How do we translate the benefits of object-oriented programming to distributed systems? I don't profess to offer a grand solution, but I'm pretty sure we have to move past the idea of distributing objects. Services are useful, but let's call them services and not objects. A service is a package of functionality that can be shared concurrently by multiple applications. Objects have additional properties that are just not evidenced in a distributed context.

Beyond the Status Quo

The ultimate benefit we're looking for is to make distributed software development easier. An obstacle to that goal is that distributed services don't allow applications to adapt service behavior to meet application-specific requirements. The object-oriented approach of inheritance, coupled with reuse-enabling polymorphism, doesn't work.

Either we have to throw services out the window or we have to look for ways to enable services to be customized by applications. Services appear to be a convenient building block for distributed systems, so let's not throw them out just yet. Even after developing ways to customize services in application-specific ways, we'll still have an assembly language of mechanisms. To finish the job, we'll have to add distribution abstractions to programming languages and design compilers that generate code using the new mechanisms. Still, the generated code must be dynamically reconfigurable. You should not have to recompile an application to redistribute its elements across a set of hosts. Orchestration server vendors will tell you that business process modeling languages are the answer. Business process modeling languages, however, are not suitable for general-purpose programming.

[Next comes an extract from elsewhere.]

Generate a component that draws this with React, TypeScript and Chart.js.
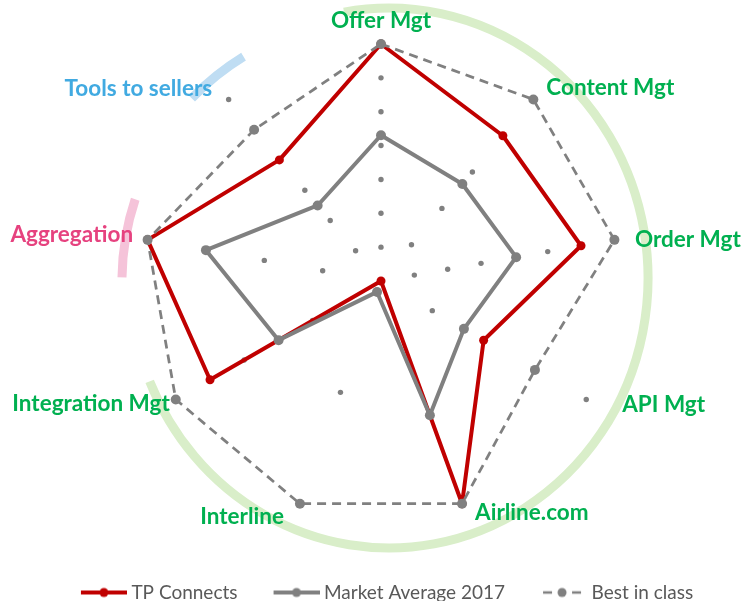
import React, { useEffect, useRef } from 'react';
import { Chart, registerables } from 'chart.js';

Chart.register(...registerables);

// ---- data ----
const categories = ['Offer Mgt', 'Content Mgt', 'Order Mgt', 'API Mgt', 'Airline.com', 'Interline', 'Integration Mgt', 'Aggregation', 'Tools to sellers'];
const tpConnects = [100, 80, 85.7, 50, 100, 0, 83.3, 100, 66.7];
const marketAverage2017 = [61.5, 53.4, 57.9, 40.4, 60.3, 4.9, 49.9, 75, 41.6];
const bestInClass = [100, 100, 100, 75, 100, 100, 100, 100, 83.3];
// number of scoring steps on each axis (dotted markers along the spokes)
const criteriaLevels = [7, 5, 7, 4, 1, 2, 3, 4, 6];
const seriesNames = ['TP Connects', 'Market Average 2017', 'Best in class'];

// ---- styles ----
const RED = '#C00000';
const GRAY = '#808080';
const GREEN = '#00B050';
const PINK = '#E6427F';
const BLUE = '#41AAE1';
const labelColors = [GREEN, GREEN, GREEN, GREEN, GREEN, GREEN, GREEN, PINK, BLUE];
// [textAlign, dx, dy] relative to the outer end of each spoke
const labelPlacement: [CanvasTextAlign, number, number][] = [
  ['center', 0, -23],
  ['left', 13, -11.5],
  ['left', 20.5, 0],
  ['left', 36, 5.5],
  ['left', 13, 9],
  ['right', -16, 13],
  ['right', -6, 4.5],
  ['right', -14.5, -5],
  ['right', -16.5, -10.5],
];
const decoArcs = [
  { color: '#D9EEC9', width: 9, ox: 8, oy: -3, rx: 1.093, ry: 1.139, from: -10, to: 247.5 },
  { color: '#BFDDF3', width: 9, ox: 0, oy: 0, rx: 1.11, ry: 1.11, from: 314, to: 328.5 },
  { color: '#F5C3D9', width: 9, ox: 0, oy: 0, rx: 1.093, ry: 1.093, from: 270.8, to: 288.4 },
];

// legend marker canvases: the visible marker sits in the right part of the image
const MARK_BOX = 53;
function legendMarker(kind: 'solid' | 'dashed', color: string) {
  const c = document.createElement('canvas');
  c.width = MARK_BOX + 10;
  c.height = 12;
  const ctx = c.getContext('2d')!;
  const end = kind === 'solid' ? c.width : c.width - 6;
  const start = kind === 'solid' ? end - 46 : end - 38;
  ctx.strokeStyle = color;
  ctx.fillStyle = color;
  ctx.beginPath();
  if (kind === 'solid') {
    ctx.lineWidth = 4;
    ctx.moveTo(start, 6);
    ctx.lineTo(end, 6);
  } else {
    ctx.lineWidth = 2.5;
    ctx.moveTo(start, 6);
    ctx.lineTo(start + 9, 6);
    ctx.moveTo(end - 9, 6);
    ctx.lineTo(end, 6);
  }
  ctx.stroke();
  ctx.beginPath();
  ctx.arc((start + end) / 2, 6, 4.5, 0, Math.PI * 2);
  ctx.fill();
  return c;
}

const decoArcsPlugin = {
  id: 'decoArcs',
  beforeDatasetsDraw(chart: any) {
    const s = chart.scales.r;
    const R = s.drawingArea;
    const ctx = chart.ctx;
    ctx.save();
    ctx.lineCap = 'butt';
    decoArcs.forEach((a) => {
      ctx.beginPath();
      ctx.ellipse(s.xCenter + a.ox, s.yCenter + a.oy, a.rx * R, a.ry * R, 0, ((a.from - 90) * Math.PI) / 180, ((a.to - 90) * Math.PI) / 180);
      ctx.lineWidth = a.width;
      ctx.strokeStyle = a.color;
      ctx.stroke();
    });
    ctx.restore();
  },
};

const categoryLabelsPlugin = {
  id: 'categoryLabels',
  afterDatasetsDraw(chart: any) {
    const s = chart.scales.r;
    const ctx = chart.ctx;
    ctx.save();
    ctx.font = 'bold 22.5px Lato';
    ctx.textBaseline = 'middle';
    (chart.data.labels as string[]).forEach((text, i) => {
      const p = s.getPointPositionForValue(i, s.max);
      const [align, dx, dy] = labelPlacement[i];
      ctx.textAlign = align;
      ctx.fillStyle = labelColors[i];
      ctx.fillText(text, p.x + dx, p.y + dy);
    });
    ctx.restore();
  },
};

export default function App() {
  const ref = useRef<HTMLCanvasElement | null>(null);

  useEffect(() => {
    document.body.style.margin = '0';
    document.body.style.overflow = 'hidden';
    if (!ref.current) return;

    const maxLevel = Math.max(...criteriaLevels);
    const levelSets = Array.from({ length: maxLevel }, (_, k) => ({
      label: 'level ' + (k + 1),
      data: criteriaLevels.map((n) => (k + 1 <= n ? ((k + 1) / n) * 100 : null)),
      showLine: false,
      fill: false,
      borderWidth: 0,
      borderColor: 'rgba(0,0,0,0)',
      pointRadius: 2.7,
      pointBorderWidth: 0,
      pointBackgroundColor: GRAY,
      order: 4,
    }));

    const markers = [legendMarker('solid', RED), legendMarker('solid', GRAY), legendMarker('dashed', GRAY)];

    const chart = new Chart(ref.current, {
      type: 'radar',
      data: {
        labels: categories,
        datasets: [
          {
            label: seriesNames[0],
            data: tpConnects,
            borderColor: RED,
            borderWidth: 4,
            borderJoinStyle: 'round',
            fill: false,
            pointRadius: 4.5,
            pointBorderWidth: 0,
            pointBackgroundColor: RED,
            order: 3,
          },
          {
            label: seriesNames[1],
            data: marketAverage2017,
            borderColor: GRAY,
            borderWidth: 4,
            borderJoinStyle: 'round',
            fill: false,
            pointRadius: 5,
            pointBorderWidth: 0,
            pointBackgroundColor: GRAY,
            order: 2,
          },
          {
            label: seriesNames[2],
            data: bestInClass,
            borderColor: GRAY,
            borderWidth: 2.75,
            borderDash: [9, 6],
            fill: false,
            pointRadius: 5,
            pointBorderWidth: 0,
            pointBackgroundColor: GRAY,
            order: 1,
          },
          ...levelSets,
        ] as any,
      },
      options: {
        responsive: false,
        animation: false,
        layout: { padding: { top: 44, left: 21, right: 0, bottom: -11 } },
        elements: { line: { tension: 0 } },
        scales: {
          r: {
            min: 0,
            max: 100,
            ticks: { display: false },
            grid: { display: false },
            angleLines: { display: false },
            pointLabels: { display: false },
          },
        },
        plugins: {
          tooltip: { enabled: false },
          legend: {
            position: 'bottom',
            title: { display: true, text: '', padding: { top: 27.5, bottom: 0 }, font: { size: 10 } },
            labels: {
              usePointStyle: true,
              pointStyleWidth: MARK_BOX,
              padding: 24,
              color: '#595959',
              font: { family: 'Lato', size: 19 },
              generateLabels: () =>
                seriesNames.map((name, i) => ({
                  text: name,
                  pointStyle: markers[i],
                  fillStyle: 'rgba(0,0,0,0)',
                  strokeStyle: 'rgba(0,0,0,0)',
                  lineWidth: 0,
                  hidden: false,
                  datasetIndex: i,
                  fontColor: '#595959',
                })) as any,
            },
          },
        },
      } as any,
      plugins: [decoArcsPlugin, categoryLabelsPlugin],
    });

    return () => chart.destroy();
  }, []);

  return (
    <div style={{ width: 741, height: 601, position: 'relative' }}>
      <canvas ref={ref} width={741} height={601} />
    </div>
  );
}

Distributed programming presents several problems that today are left up to programmers to resolve for themselves. The question of optimizing the frequency of communication, the size of messages, and the distribution of computation is ever present. So is the question of how to tie together different elements of a distributed application and allow new elements to be inserted and existing ones removed. The research community has developed a number of module interconnection languages for this purpose. Service orchestration languages provide some of the same functions. Yet they do not address the problem of mapping an interconnection of services to a physical configuration of hosts to meet a specific set of criteria. Services are almost always taken to be statically placed. Perhaps the most pressing question is the one I have talked about the most so far: How do we allow new application-specific behavior to be applied dynamically to distributed components?

Until all of these questions are resolved in a unified manner, distributed programming will remain difficult—or, at best, cumbersome. Let's not remain satisfied with the status quo.



[1] This ceased to be true—at least in part—after the addition of autoboxing. The extra work doesn't really go away; it's done for you by the compiler. Also, generic programming via autoboxing in Java yields poor performance compared to equivalent template-based C++ code.

[2] I was doing experimental research at the time with what I called self-servicing messages. The self-indulgent reference was meant to spark the reader's imagination.